Au pavillon culinaire, le Chef Shawn Adler prépare des ingrédients traditionnels avec des techniques contemporaines. L’arôme du saumon cuit sur planche de cèdre et du riz sauvage remplit l’air pendant qu’il démontre des méthodes de cuisson à une foule attentive. « La nourriture nous connecte au territoire, » explique-t-il en saupoudrant des assaisonnements récoltés à la main. « Quand vous goûtez ces saveurs, vous vivez notre relation avec la terre. »
Selon Statistique Canada, Ottawa-Gatineau abrite plus de 40 000 personnes qui s’identifient comme autochtones, mais beaucoup de résidents ont une compréhension limitée de leurs cultures. Le festival sert de pont, selon Mather-Simard. « Ce n’est pas seulement pour les Autochtones—c’est pour que tout le monde puisse apprendre et créer des liens. »
La composante éducative est intentionnelle. Entre les performances de chants de gorge et de danseurs de cerceaux, des ateliers sur la préservation des langues et les relations issues des traités créent des espaces de dialogue significatif. Les enfants se rassemblent dans l’espace familial où les aînés partagent des histoires qui ont traversé les générations, captivant les jeunes visages attentifs.
« Ce qui rend ce festival unique, c’est son équilibre entre célébration et éducation, » note Gabrielle Fayant, cofondatrice de l’Assemblée des Sept Générations, une organisation dirigée par des jeunes. « Les jeunes peuvent venir ici et être fiers de qui ils sont, tandis que les visiteurs non-autochtones découvrent notre résilience et nos contributions. »
Le marché présente plus de 40 artisans autochtones vendant de tout, du perlage à l’art numérique.

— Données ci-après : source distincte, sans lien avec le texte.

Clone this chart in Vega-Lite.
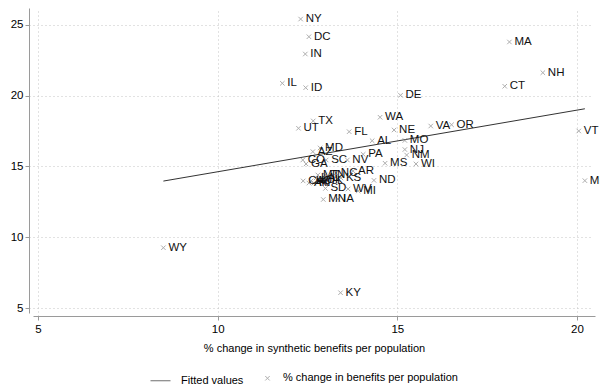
{
  "$schema": "https://vega.github.io/schema/vega-lite/v6.json",
  "autosize": {"type": "none"},
  "width": 562,
  "height": 305,
  "padding": {"left": 33, "top": 8, "right": 5, "bottom": 75},
  "background": "white",
  "datasets": {
    "points": [
      {"state": "NY", "synthetic": 12.31, "actual": 25.42, "series": "% change in benefits per population"},
      {"state": "DC", "synthetic": 12.54, "actual": 24.17, "series": "% change in benefits per population"},
      {"state": "IN", "synthetic": 12.44, "actual": 22.95, "series": "% change in benefits per population"},
      {"state": "IL", "synthetic": 11.80, "actual": 20.88, "series": "% change in benefits per population"},
      {"state": "ID", "synthetic": 12.45, "actual": 20.57, "series": "% change in benefits per population"},
      {"state": "MA", "synthetic": 18.12, "actual": 23.80, "series": "% change in benefits per population"},
      {"state": "NH", "synthetic": 19.05, "actual": 21.63, "series": "% change in benefits per population"},
      {"state": "CT", "synthetic": 17.99, "actual": 20.67, "series": "% change in benefits per population"},
      {"state": "DE", "synthetic": 15.09, "actual": 20.03, "series": "% change in benefits per population"},
      {"state": "WA", "synthetic": 14.52, "actual": 18.48, "series": "% change in benefits per population"},
      {"state": "TX", "synthetic": 12.66, "actual": 18.22, "series": "% change in benefits per population"},
      {"state": "UT", "synthetic": 12.25, "actual": 17.70, "series": "% change in benefits per population"},
      {"state": "FL", "synthetic": 13.66, "actual": 17.46, "series": "% change in benefits per population"},
      {"state": "NE", "synthetic": 14.91, "actual": 17.58, "series": "% change in benefits per population"},
      {"state": "VA", "synthetic": 15.93, "actual": 17.86, "series": "% change in benefits per population"},
      {"state": "OR", "synthetic": 16.51, "actual": 17.95, "series": "% change in benefits per population"},
      {"state": "VT", "synthetic": 20.05, "actual": 17.51, "series": "% change in benefits per population"},
      {"state": "AL", "synthetic": 14.30, "actual": 16.82, "series": "% change in benefits per population"},
      {"state": "MO", "synthetic": 15.21, "actual": 16.84, "series": "% change in benefits per population"},
      {"state": "MD", "synthetic": 12.85, "actual": 16.31, "series": "% change in benefits per population"},
      {"state": "AZ", "synthetic": 12.65, "actual": 16.05, "series": "% change in benefits per population"},
      {"state": "NJ", "synthetic": 15.21, "actual": 16.20, "series": "% change in benefits per population"},
      {"state": "PA", "synthetic": 14.05, "actual": 15.86, "series": "% change in benefits per population"},
      {"state": "NM", "synthetic": 15.26, "actual": 15.81, "series": "% change in benefits per population"},
      {"state": "CO", "synthetic": 12.37, "actual": 15.46, "series": "% change in benefits per population"},
      {"state": "SC", "synthetic": 13.02, "actual": 15.46, "series": "% change in benefits per population"},
      {"state": "NV", "synthetic": 13.61, "actual": 15.46, "series": "% change in benefits per population"},
      {"state": "GA", "synthetic": 12.46, "actual": 15.18, "series": "% change in benefits per population"},
      {"state": "MS", "synthetic": 14.66, "actual": 15.23, "series": "% change in benefits per population"},
      {"state": "WI", "synthetic": 15.52, "actual": 15.18, "series": "% change in benefits per population"},
      {"state": "ME", "synthetic": 20.22, "actual": 14.00, "series": "% change in benefits per population"},
      {"state": "CA", "synthetic": 12.38, "actual": 13.98, "series": "% change in benefits per population"},
      {"state": "MT", "synthetic": 12.79, "actual": 14.40, "series": "% change in benefits per population"},
      {"state": "TN", "synthetic": 12.99, "actual": 14.40, "series": "% change in benefits per population"},
      {"state": "NC", "synthetic": 13.29, "actual": 14.54, "series": "% change in benefits per population"},
      {"state": "AR", "synthetic": 13.77, "actual": 14.68, "series": "% change in benefits per population"},
      {"state": "OK", "synthetic": 12.88, "actual": 14.05, "series": "% change in benefits per population"},
      {"state": "KS", "synthetic": 13.43, "actual": 14.19, "series": "% change in benefits per population"},
      {"state": "HI", "synthetic": 12.60, "actual": 13.98, "series": "% change in benefits per population"},
      {"state": "RI", "synthetic": 12.68, "actual": 13.83, "series": "% change in benefits per population"},
      {"state": "OH", "synthetic": 12.79, "actual": 13.98, "series": "% change in benefits per population"},
      {"state": "LA", "synthetic": 12.74, "actual": 14.19, "series": "% change in benefits per population"},
      {"state": "AK", "synthetic": 12.54, "actual": 13.83, "series": "% change in benefits per population"},
      {"state": "ND", "synthetic": 14.35, "actual": 14.02, "series": "% change in benefits per population"},
      {"state": "SD", "synthetic": 13.00, "actual": 13.45, "series": "% change in benefits per population"},
      {"state": "WV", "synthetic": 13.63, "actual": 13.41, "series": "% change in benefits per population"},
      {"state": "MI", "synthetic": 13.91, "actual": 13.27, "series": "% change in benefits per population"},
      {"state": "MN", "synthetic": 12.94, "actual": 12.67, "series": "% change in benefits per population"},
      {"state": "IA", "synthetic": 13.35, "actual": 12.70, "series": "% change in benefits per population"},
      {"state": "KY", "synthetic": 13.42, "actual": 6.08, "series": "% change in benefits per population"},
      {"state": "WY", "synthetic": 8.49, "actual": 9.26, "series": "% change in benefits per population"}
    ],
    "fit": [
      {"synthetic": 8.49, "fitted": 13.97},
      {"synthetic": 20.22, "fitted": 19.08}
    ]
  },
  "layer": [
    {
      "data": {"name": "fit"},
      "mark": {"type": "line", "strokeWidth": 1, "color": "#333333"},
      "encoding": {
        "x": {"field": "synthetic", "type": "quantitative", "scale": {"domain": [4.861, 20.502], "nice": false, "zero": false},
              "axis": {"values": [5, 10, 15, 20], "title": "% change in synthetic benefits per population"}},
        "y": {"field": "fitted", "type": "quantitative", "scale": {"domain": [4.647, 26.201], "nice": false, "zero": false},
              "axis": {"values": [5, 10, 15, 20, 25], "title": null}}
      }
    },
    {
      "data": {"name": "points"},
      "mark": {"type": "point", "filled": false, "strokeWidth": 1},
      "encoding": {
        "x": {"field": "synthetic", "type": "quantitative"},
        "y": {"field": "actual", "type": "quantitative"},
        "color": {"field": "series", "type": "nominal",
                  "scale": {"domain": ["Fitted values", "% change in benefits per population"], "range": ["#333333", "#8c8c8c"]},
                  "legend": {"title": null}},
        "shape": {"field": "series", "type": "nominal",
                  "scale": {"domain": ["Fitted values", "% change in benefits per population"], "range": ["stroke", "M-1,-1L1,1M1,-1L-1,1"]},
                  "legend": {"title": null}},
        "size": {"field": "series", "type": "nominal",
                 "scale": {"domain": ["Fitted values", "% change in benefits per population"], "range": [400, 20]},
                 "legend": {"title": null}}
      }
    },
    {
      "data": {"name": "points"},
      "mark": {"type": "text", "align": "left", "baseline": "middle", "dx": 5, "font": "Liberation Sans", "fontSize": 11.5, "color": "#111111"},
      "encoding": {
        "x": {"field": "synthetic", "type": "quantitative"},
        "y": {"field": "actual", "type": "quantitative"},
        "text": {"field": "state"}
      }
    }
  ],
  "config": {
    "view": {"stroke": null},
    "font": "Liberation Sans",
    "axis": {
      "labelFont": "Liberation Sans",
      "labelFontSize": 11.5,
      "labelColor": "#000",
      "domainColor": "#9a9a9a",
      "tickColor": "#9a9a9a",
      "tickSize": 4,
      "gridColor": "#c4c4c4",
      "gridDash": [1, 3],
      "titleFont": "Liberation Sans",
      "titleFontSize": 11,
      "titleFontWeight": "normal",
      "titleColor": "#000"
    },
    "axisX": {"offset": 3, "labelPadding": 3, "titlePadding": 8},
    "axisY": {"offset": 4, "labelPadding": 2},
    "legend": {
      "orient": "none",
      "legendX": 117,
      "legendY": 362,
      "direction": "horizontal",
      "labelFont": "Liberation Sans",
      "labelFontSize": 11,
      "labelColor": "#000",
      "labelOffset": 10,
      "labelLimit": 400,
      "columnPadding": 18,
      "symbolStrokeWidth": 1
    }
  }
}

De nombreux vendeurs participent au Programme d’accélération du marché autochtone, développé en partenariat avec Pow Wow Pitch, qui fournit un soutien au développement commercial aux entrepreneurs autochtones.

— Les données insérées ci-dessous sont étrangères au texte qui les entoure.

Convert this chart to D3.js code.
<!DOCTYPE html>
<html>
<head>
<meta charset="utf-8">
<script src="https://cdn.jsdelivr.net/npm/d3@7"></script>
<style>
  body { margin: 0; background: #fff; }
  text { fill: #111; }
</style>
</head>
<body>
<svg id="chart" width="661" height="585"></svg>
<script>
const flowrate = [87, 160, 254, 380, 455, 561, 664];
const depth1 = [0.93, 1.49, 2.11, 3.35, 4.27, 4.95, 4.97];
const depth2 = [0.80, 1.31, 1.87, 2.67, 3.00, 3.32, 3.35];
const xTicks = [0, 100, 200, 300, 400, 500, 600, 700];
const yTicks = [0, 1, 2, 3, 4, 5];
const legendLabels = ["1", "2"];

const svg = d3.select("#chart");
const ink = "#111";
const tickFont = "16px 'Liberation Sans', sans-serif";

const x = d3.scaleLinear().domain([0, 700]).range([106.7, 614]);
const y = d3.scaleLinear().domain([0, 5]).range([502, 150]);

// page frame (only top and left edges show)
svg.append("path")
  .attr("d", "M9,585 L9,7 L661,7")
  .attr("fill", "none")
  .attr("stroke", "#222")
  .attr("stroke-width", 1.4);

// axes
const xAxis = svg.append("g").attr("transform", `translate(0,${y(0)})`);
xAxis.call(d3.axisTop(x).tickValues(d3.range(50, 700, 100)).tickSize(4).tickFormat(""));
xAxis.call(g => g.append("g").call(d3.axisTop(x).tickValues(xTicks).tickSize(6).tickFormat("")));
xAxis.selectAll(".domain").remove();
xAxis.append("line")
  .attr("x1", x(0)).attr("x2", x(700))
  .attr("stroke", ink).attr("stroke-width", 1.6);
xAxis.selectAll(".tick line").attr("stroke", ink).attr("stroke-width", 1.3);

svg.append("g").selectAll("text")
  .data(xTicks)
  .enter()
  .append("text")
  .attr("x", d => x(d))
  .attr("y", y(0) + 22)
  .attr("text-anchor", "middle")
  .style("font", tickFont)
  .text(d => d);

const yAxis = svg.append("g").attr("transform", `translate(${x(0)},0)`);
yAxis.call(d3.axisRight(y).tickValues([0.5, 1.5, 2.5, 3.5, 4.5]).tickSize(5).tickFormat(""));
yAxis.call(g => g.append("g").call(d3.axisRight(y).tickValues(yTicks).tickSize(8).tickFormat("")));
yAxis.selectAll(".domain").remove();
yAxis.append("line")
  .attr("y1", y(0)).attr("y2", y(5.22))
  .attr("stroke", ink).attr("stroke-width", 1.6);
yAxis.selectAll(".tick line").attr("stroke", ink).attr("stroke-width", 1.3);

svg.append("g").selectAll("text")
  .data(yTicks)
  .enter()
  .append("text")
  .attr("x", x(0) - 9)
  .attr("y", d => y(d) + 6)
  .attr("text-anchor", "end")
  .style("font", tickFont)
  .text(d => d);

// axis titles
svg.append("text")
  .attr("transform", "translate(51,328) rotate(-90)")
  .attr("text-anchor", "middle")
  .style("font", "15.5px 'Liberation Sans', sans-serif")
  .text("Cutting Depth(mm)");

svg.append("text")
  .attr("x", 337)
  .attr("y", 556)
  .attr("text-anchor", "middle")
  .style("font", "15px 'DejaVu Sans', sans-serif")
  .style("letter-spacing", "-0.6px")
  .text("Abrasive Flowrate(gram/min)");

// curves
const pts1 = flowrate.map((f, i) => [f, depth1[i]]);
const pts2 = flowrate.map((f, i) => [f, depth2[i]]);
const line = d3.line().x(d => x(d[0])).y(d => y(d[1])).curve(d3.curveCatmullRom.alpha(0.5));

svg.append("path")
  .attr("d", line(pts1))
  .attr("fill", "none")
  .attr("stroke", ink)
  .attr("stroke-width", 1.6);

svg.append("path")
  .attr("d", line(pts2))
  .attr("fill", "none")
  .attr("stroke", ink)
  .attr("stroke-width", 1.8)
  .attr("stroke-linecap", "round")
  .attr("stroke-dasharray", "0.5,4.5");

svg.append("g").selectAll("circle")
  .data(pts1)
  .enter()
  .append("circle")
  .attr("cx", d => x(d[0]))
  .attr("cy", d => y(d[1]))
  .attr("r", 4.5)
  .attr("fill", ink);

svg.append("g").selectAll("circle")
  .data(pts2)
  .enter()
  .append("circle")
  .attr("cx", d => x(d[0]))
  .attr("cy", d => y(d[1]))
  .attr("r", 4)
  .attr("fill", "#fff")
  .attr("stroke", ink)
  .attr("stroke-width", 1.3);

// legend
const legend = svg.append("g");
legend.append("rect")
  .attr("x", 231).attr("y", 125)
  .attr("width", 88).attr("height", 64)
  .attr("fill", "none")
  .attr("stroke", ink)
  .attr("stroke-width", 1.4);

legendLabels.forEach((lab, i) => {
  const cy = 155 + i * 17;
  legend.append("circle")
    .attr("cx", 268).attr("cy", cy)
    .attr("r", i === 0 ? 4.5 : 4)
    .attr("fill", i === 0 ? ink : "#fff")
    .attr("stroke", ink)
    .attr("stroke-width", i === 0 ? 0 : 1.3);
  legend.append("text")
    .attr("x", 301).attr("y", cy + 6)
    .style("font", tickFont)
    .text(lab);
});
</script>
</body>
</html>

Quand je reviens en soirée, le festival s’est transformé. La lumière du feu illumine les visages alors que la scène principale accueille Silla + Rise, qui mélange le chant de gorge inuit traditionnel avec des rythmes électroniques. La foule—diverse en âge et en origine—bouge ensemble sous les étoiles qui commencent à apparaître dans le ciel qui s’assombrit.
« Nos ancêtres se rassemblaient à cette période de l’année pour célébrer le voyage du soleil, » me confie l’Aînée Annie Smith St-Georges alors que nous regardons de jeunes danseurs se préparer pour leur performance. « Maintenant, nous nous rassemblons non seulement pour honorer le passé, mais pour montrer que nous sommes toujours là, toujours en train de créer, toujours en train d’enseigner. »
Selon le Centre national pour la vérité et la réconciliation, la revitalisation culturelle est essentielle à la guérison des politiques coloniales conçues pour éradiquer les identités autochtones. Des festivals comme celui-ci jouent un rôle crucial dans ce processus, offrant visibilité et opportunités économiques tout en éduquant le grand public.
En partant, je passe devant un cercle de tambours où des joueurs de tous âges se sont rassemblés spontanément. Le battement résonne à travers le sol, remonte dans mes pieds, jusque dans ma poitrine. Un aîné me fait signe de me joindre à eux, et bien que j’hésite, sachant que mon rythme pourrait faiblir, son sourire encourageant m’attire.
« C’est ce que fait ce festival, » m’avait dit Mather-Simard plus tôt. « Il invite tout le monde à participer à la compréhension—pas seulement comme observateurs, mais comme membres d’une communauté avec des responsabilités partagées envers cette terre. »
Alors que le soleil d’été s’attarde longtemps dans la soirée, le Festival du Solstice d’été autochtone d’Ottawa démontre que la célébration peut être une forme puissante d’éducation, de connexion et, ultimement, de réconciliation. Dans une ville construite sur un territoire algonquin non cédé, ces quatre jours nous rappellent que les cultures autochtones ne sont pas des reliques du passé, mais des traditions vivantes qui continuent d’évoluer, de s’adapter et de prospérer.
Les tambours continuent longtemps après mon départ, leur rythme me suivant jusqu’à la maison comme un battement de cœur—persistant, vivant et impossible à ignorer.